Evaluate
`int_(1)^(3)|x^(2)-2x|dx`

To evaluate the integral \( \int_{1}^{3} |x^2 - 2x| \, dx \), we will follow these steps: ### Step 1: Identify the expression inside the absolute value The expression inside the absolute value is \( x^2 - 2x \).
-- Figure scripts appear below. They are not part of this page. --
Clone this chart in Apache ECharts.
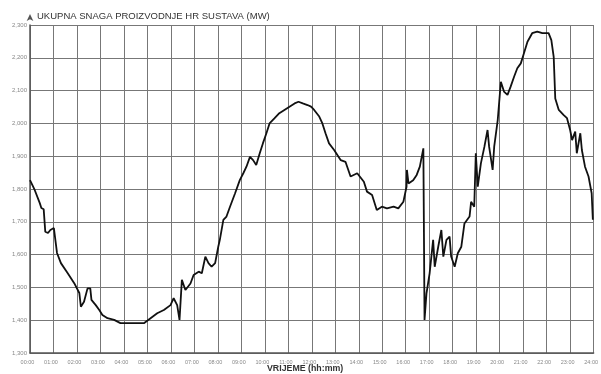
<!DOCTYPE html>
<html>
<head>
<meta charset="utf-8">
<script src="https://cdn.jsdelivr.net/npm/echarts@6/dist/echarts.min.js"></script>
<style>
  html, body { margin: 0; padding: 0; background: #ffffff; }
  #chart { width: 601px; height: 374px; }
</style>
</head>
<body>
<div id="chart"></div>
<script>
// Daily total generation of the HR power system, MW, sampled through the day
const times = [
  '00:00','00:12','00:25','00:29','00:35','00:39','00:46','00:52','01:01','01:09',
  '01:19','01:36','01:53','02:06','02:10','02:18','02:27','02:34','02:37','02:48',
  '02:57','03:05','03:18','03:35','03:51','04:08','04:26','04:51','05:08','05:25',
  '05:42','05:59','06:07','06:16','06:22','06:28','06:37','06:50','06:58','07:11',
  '07:19','07:28','07:36','07:44','07:53','08:01','08:05','08:14','08:22','08:31',
  '08:44','08:56','09:05','09:13','09:22','09:30','09:38','09:47','09:55','10:04',
  '10:12','10:25','10:37','10:50','11:03','11:16','11:26','11:37','11:49','11:58',
  '12:06','12:19','12:27','12:35','12:44','12:57','13:14','13:26','13:39','13:56',
  '14:13','14:21','14:34','14:46','14:59','15:12','15:29','15:41','15:54','16:02',
  '16:03','16:07','16:19','16:28','16:36','16:45','16:48','16:53','17:01','17:10',
  '17:14','17:23','17:31','17:36','17:44','17:52','17:56','18:05','18:13','18:22',
  '18:30','18:43','18:47','18:55','18:59','19:04','19:12','19:21','19:29','19:33',
  '19:42','19:46','19:55','20:03','20:11','20:20','20:28','20:37','20:45','20:54',
  '21:02','21:11','21:23','21:36','21:49','22:05','22:12','22:18','22:22','22:31',
  '22:43','22:52','23:00','23:05','23:13','23:17','23:26','23:30','23:38','23:47',
  '23:55','23:58'
];
const power = [
  1827,1797,1757,1742,1738,1670,1666,1675,1681,1605,
  1574,1544,1513,1483,1441,1456,1497,1497,1462,1446,
  1431,1416,1406,1401,1391,1391,1391,1391,1406,1421,
  1431,1446,1467,1446,1401,1523,1492,1512,1538,1548,
  1543,1594,1574,1563,1574,1624,1645,1706,1716,1746,
  1787,1827,1848,1868,1898,1888,1873,1909,1939,1970,
  2000,2016,2031,2041,2051,2061,2066,2061,2056,2051,
  2041,2021,2000,1970,1939,1919,1888,1883,1838,1848,
  1822,1792,1782,1736,1746,1741,1746,1741,1761,1807,
  1858,1817,1827,1843,1868,1924,1401,1482,1543,1645,
  1563,1624,1675,1594,1645,1655,1594,1563,1604,1624,
  1695,1716,1761,1746,1909,1807,1878,1929,1980,1929,
  1858,1929,2010,2127,2097,2087,2112,2143,2168,2183,
  2214,2249,2275,2280,2275,2275,2254,2203,2076,2041,
  2026,2016,1980,1949,1975,1909,1970,1919,1868,1838,
  1787,1706
];
const yMin = 1300, yMax = 2300, yStep = 100;
const hourTicks = 24;

const toHours = t => { const [h, m] = t.split(':').map(Number); return h + m / 60; };
const seriesData = times.map((t, i) => [toHours(t), power[i]]);
const pad = n => (n < 10 ? '0' : '') + n;

const chart = echarts.init(document.getElementById('chart'), null, { renderer: 'canvas' });
chart.setOption({
  backgroundColor: '#ffffff',
  animation: false,
  title: [
    {
      text: 'UKUPNA SNAGA PROIZVODNJE HR SUSTAVA (MW)',
      left: 37, top: 11, padding: 0,
      textStyle: { fontFamily: 'Liberation Sans', fontSize: 9.5, fontWeight: 'normal', color: '#333' }
    },
    {
      text: 'VRIJEME (hh:mm)',
      left: 267, top: 364, padding: 0,
      textStyle: { fontFamily: 'Liberation Sans', fontSize: 8.8, fontWeight: 'bold', color: '#333' }
    }
  ],
  grid: { left: 30, right: 3, top: 25, bottom: 21, containLabel: false },
  xAxis: {
    type: 'value', min: 0, max: hourTicks, interval: 1,
    axisLine: { show: true, lineStyle: { color: '#555', width: 1.5 } },
    axisTick: { show: false },
    splitLine: { show: true, lineStyle: { color: '#777', width: 1 } },
    axisLabel: {
      fontFamily: 'Liberation Sans', fontSize: 5.5, color: '#888', margin: 6,
      padding: [0, 5, 0, 0],
      formatter: v => pad(v) + ':00'
    }
  },
  yAxis: {
    type: 'value', min: yMin, max: yMax, interval: yStep,
    axisLine: { show: true, lineStyle: { color: '#555', width: 1.5 },
      symbol: ['none', 'arrow'], symbolSize: [5, 7], symbolOffset: [0, 11] },
    axisTick: { show: false },
    splitLine: { show: true, lineStyle: { color: '#777', width: 1 } },
    axisLabel: {
      fontFamily: 'Liberation Sans', fontSize: 6, color: '#888', margin: 3,
      formatter: v => v.toLocaleString('en-US')
    }
  },
  series: [{
    type: 'line',
    data: seriesData,
    showSymbol: false,
    lineStyle: { color: '#111', width: 1.8 },
    z: 5
  }]
});
</script>
</body>
</html>
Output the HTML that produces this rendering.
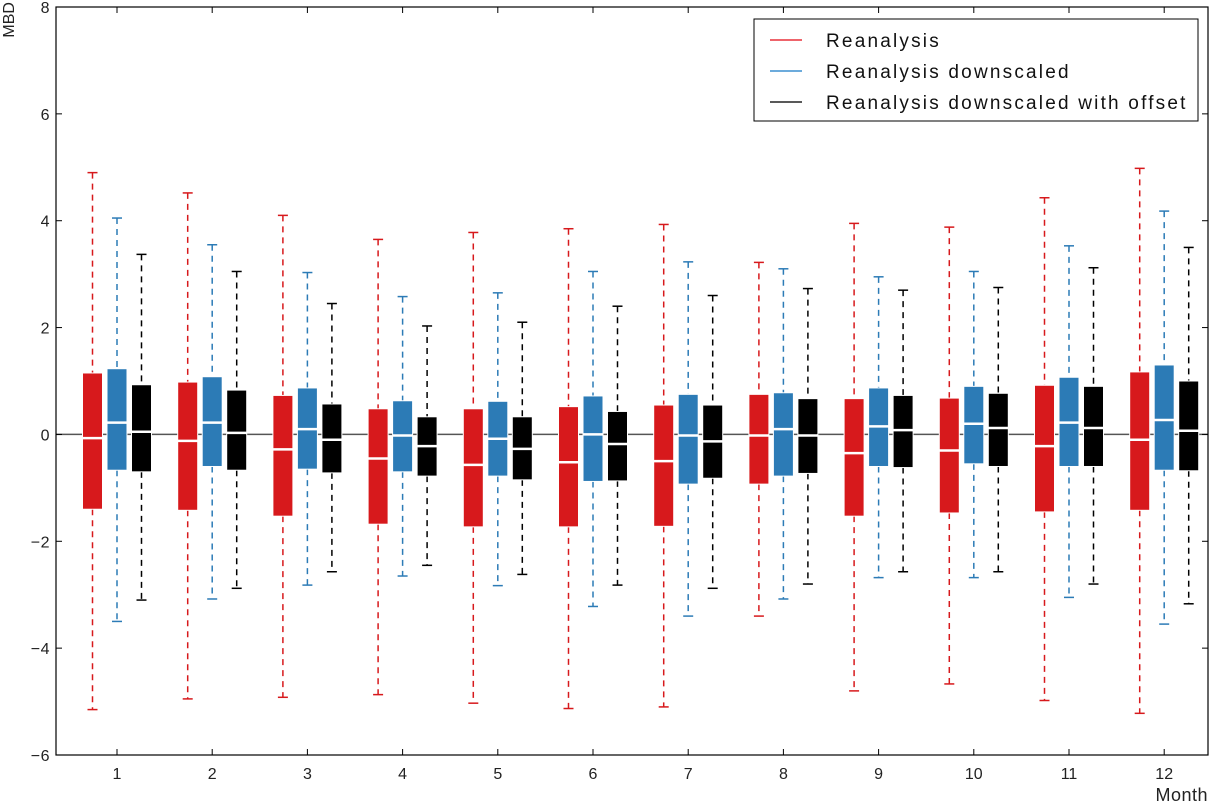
<!DOCTYPE html>
<html><head><meta charset="utf-8"><style>
html,body{margin:0;padding:0;background:#fff;}
svg{display:block;font-family:"Liberation Sans","DejaVu Sans",sans-serif;}
</style></head><body>
<svg id="chart" width="1212" height="803"></svg>
<script>
const months=[1,2,3,4,5,6,7,8,9,10,11,12];
const seriesNames=["Reanalysis","Reanalysis downscaled","Reanalysis downscaled with offset"];
const redWhiskerHigh=[4.9,4.52,4.1,3.65,3.78,3.85,3.93,3.22,3.95,3.88,4.43,4.98];
const redWhiskerLow=[-5.15,-4.95,-4.92,-4.87,-5.03,-5.13,-5.1,-3.4,-4.8,-4.67,-4.98,-5.22];
const redQ3=[1.15,0.98,0.73,0.48,0.48,0.52,0.55,0.75,0.67,0.68,0.92,1.17];
const redMedian=[-0.07,-0.12,-0.28,-0.45,-0.57,-0.52,-0.5,-0.02,-0.35,-0.3,-0.22,-0.1];
const redQ1=[-1.4,-1.42,-1.53,-1.68,-1.73,-1.73,-1.72,-0.93,-1.53,-1.47,-1.45,-1.42];
const blueWhiskerHigh=[4.05,3.55,3.03,2.58,2.65,3.05,3.23,3.1,2.95,3.05,3.53,4.18];
const blueWhiskerLow=[-3.5,-3.08,-2.82,-2.65,-2.83,-3.22,-3.4,-3.08,-2.68,-2.68,-3.05,-3.55];
const blueQ3=[1.23,1.08,0.87,0.63,0.62,0.72,0.75,0.78,0.87,0.9,1.07,1.3];
const blueMedian=[0.22,0.22,0.1,-0.02,-0.08,0.0,-0.02,0.1,0.15,0.2,0.22,0.27];
const blueQ1=[-0.67,-0.6,-0.65,-0.7,-0.78,-0.88,-0.93,-0.78,-0.6,-0.55,-0.6,-0.67];
const blackWhiskerHigh=[3.37,3.05,2.45,2.03,2.1,2.4,2.6,2.73,2.7,2.75,3.12,3.5];
const blackWhiskerLow=[-3.1,-2.88,-2.57,-2.45,-2.62,-2.82,-2.88,-2.8,-2.57,-2.57,-2.8,-3.17];
const blackQ3=[0.93,0.83,0.57,0.33,0.33,0.43,0.55,0.67,0.73,0.77,0.9,1.0];
const blackMedian=[0.05,0.03,-0.1,-0.22,-0.27,-0.18,-0.13,-0.02,0.08,0.12,0.12,0.07];
const blackQ1=[-0.7,-0.67,-0.72,-0.78,-0.85,-0.87,-0.82,-0.73,-0.62,-0.6,-0.6,-0.68];
const yTicks=[-6,-4,-2,0,2,4,6,8];
const yTickLabels=["\u22126","\u22124","\u22122","0","2","4","6","8"];

const svg=document.getElementById('chart');
const NS="http://www.w3.org/2000/svg";
const L=56,R=1208,T=7,B=755;
function y(v){return T+(8-v)*(B-T)/14;}
function x(m){return 117+(m-1)*95.2;}
function mk(tag,attrs,parent){const e=document.createElementNS(NS,tag);for(const k in attrs)e.setAttribute(k,attrs[k]);(parent||svg).appendChild(e);return e;}

const z=mk('line',{x1:L,x2:R,y1:y(0),y2:y(0),stroke:'#555','stroke-width':1.5});



const groups=[
 {c:'#d7191c',off:-24.5,hi:redWhiskerHigh,lo:redWhiskerLow,q3:redQ3,md:redMedian,q1:redQ1,n:'reanalysis'},
 {c:'#2c7bb6',off:0,hi:blueWhiskerHigh,lo:blueWhiskerLow,q3:blueQ3,md:blueMedian,q1:blueQ1,n:'downscaled'},
 {c:'#000000',off:24.5,hi:blackWhiskerHigh,lo:blackWhiskerLow,q3:blackQ3,md:blackMedian,q1:blackQ1,n:'offset'}
];
groups.forEach(gr=>{
 months.forEach((m,i)=>{
  const cx=x(m)+gr.off;
  const g=mk('g',{});
  
  
  mk('line',{x1:cx,x2:cx,y1:y(gr.hi[i]),y2:y(gr.q3[i]),stroke:gr.c,'stroke-width':1.5,'stroke-dasharray':'6,5'},g);
  mk('line',{x1:cx,x2:cx,y1:y(gr.q1[i]),y2:y(gr.lo[i]),stroke:gr.c,'stroke-width':1.5,'stroke-dasharray':'6,5'},g);
  mk('line',{x1:cx-5,x2:cx+5,y1:y(gr.hi[i]),y2:y(gr.hi[i]),stroke:gr.c,'stroke-width':1.5},g);
  mk('line',{x1:cx-5,x2:cx+5,y1:y(gr.lo[i]),y2:y(gr.lo[i]),stroke:gr.c,'stroke-width':1.5},g);
  mk('rect',{x:cx-10,y:y(gr.q3[i]),width:20,height:y(gr.q1[i])-y(gr.q3[i]),fill:gr.c,stroke:'#fff','stroke-width':1},g);
  mk('line',{x1:cx-10,x2:cx+10,y1:y(gr.md[i]),y2:y(gr.md[i]),stroke:'#fff','stroke-width':2.5},g);
 });
});

const fr=mk('rect',{x:L,y:T,width:R-L,height:B-T,fill:'none',stroke:'#000','stroke-width':1.2});



yTicks.forEach((v,i)=>{
 mk('line',{x1:L,x2:L+6,y1:y(v),y2:y(v),stroke:'#000'});
 mk('line',{x1:R,x2:R-6,y1:y(v),y2:y(v),stroke:'#000'});
 const t=mk('text',{x:L-6,y:y(v)+6,'text-anchor':'end','font-size':16,fill:'#222','letter-spacing':0.5});
 t.textContent=yTickLabels[i];
 
 
});
months.forEach(m=>{
 mk('line',{x1:x(m),x2:x(m),y1:B,y2:B-6,stroke:'#000'});
 mk('line',{x1:x(m),x2:x(m),y1:T,y2:T+6,stroke:'#000'});
 const t=mk('text',{x:x(m),y:B+24,'text-anchor':'middle','font-size':16,fill:'#222'});
 t.textContent=m;
 
 
});
const yl=mk('text',{x:0,y:0,'font-size':16,fill:'#222','text-anchor':'end',transform:'translate(14,2) rotate(-90)'});
yl.textContent='MBD';


const xl=mk('text',{x:1208,y:801,'font-size':18,fill:'#222','text-anchor':'end','letter-spacing':0.5});
xl.textContent='Month';



const lg=mk('g',{});


mk('rect',{x:754,y:19,width:444,height:102,fill:'#fff',stroke:'#000','stroke-width':1},lg);
const lc=['#e8303a','#3b8fd0','#222'];
seriesNames.forEach((n,i)=>{
 const ly=40+i*31;
 const e=mk('g',{},lg);
 
 
 mk('line',{x1:770,x2:802,y1:ly,y2:ly,stroke:lc[i],'stroke-width':1.5},e);
 const t=mk('text',{x:826,y:ly+7,'font-size':19,fill:'#111','letter-spacing':2.2},e);
 t.textContent=n;
});
</script>
</body></html>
We can factor this expression: \[ x^2 - 2x = x(x - 2) \] This expression will change sign at the roots, which are \( x = 0 \) and \( x = 2 \). ### Step 2: Determine the intervals for the absolute value We need to analyze the sign of \( x^2 - 2x \) in the intervals defined by the roots: - For \( x < 0 \): \( x^2 - 2x > 0 \) - For \( 0 < x < 2 \): \( x^2 - 2x < 0 \) - For \( x > 2 \): \( x^2 - 2x > 0 \) Since we are integrating from \( 1 \) to \( 3 \), we only need to consider the intervals \( [1, 2] \) and \( [2, 3] \). ### Step 3: Rewrite the integral without the absolute value In the interval \( [1, 2] \), \( x^2 - 2x < 0 \), so \( |x^2 - 2x| = -(x^2 - 2x) = -x^2 + 2x \). In the interval \( [2, 3] \), \( x^2 - 2x > 0 \), so \( |x^2 - 2x| = x^2 - 2x \). Thus, we can split the integral as follows: \[ \int_{1}^{3} |x^2 - 2x| \, dx = \int_{1}^{2} (-(x^2 - 2x)) \, dx + \int_{2}^{3} (x^2 - 2x) \, dx \] ### Step 4: Evaluate the first integral Evaluate \( \int_{1}^{2} (-x^2 + 2x) \, dx \): \[ \int_{1}^{2} (-x^2 + 2x) \, dx = \left[-\frac{x^3}{3} + x^2\right]_{1}^{2} \] Calculating the limits: \[ = \left[-\frac{2^3}{3} + 2^2\right] - \left[-\frac{1^3}{3} + 1^2\right] \] \[ = \left[-\frac{8}{3} + 4\right] - \left[-\frac{1}{3} + 1\right] \] \[ = \left[-\frac{8}{3} + \frac{12}{3}\right] - \left[-\frac{1}{3} + \frac{3}{3}\right] \] \[ = \left[\frac{4}{3}\right] - \left[\frac{2}{3}\right] = \frac{4}{3} - \frac{2}{3} = \frac{2}{3} \] ### Step 5: Evaluate the second integral Evaluate \( \int_{2}^{3} (x^2 - 2x) \, dx \): \[ \int_{2}^{3} (x^2 - 2x) \, dx = \left[\frac{x^3}{3} - x^2\right]_{2}^{3} \] Calculating the limits: \[ = \left[\frac{3^3}{3} - 3^2\right] - \left[\frac{2^3}{3} - 2^2\right] \] \[ = \left[9 - 9\right] - \left[\frac{8}{3} - 4\right] \] \[ = 0 - \left[\frac{8}{3} - \frac{12}{3}\right] = 0 - \left[-\frac{4}{3}\right] = \frac{4}{3} \] ### Step 6: Combine the results Now, we combine the results of both integrals: \[ \int_{1}^{3} |x^2 - 2x| \, dx = \frac{2}{3} + \frac{4}{3} = \frac{6}{3} = 2 \] ### Final Answer Thus, the value of the integral is: \[ \int_{1}^{3} |x^2 - 2x| \, dx = 2 \]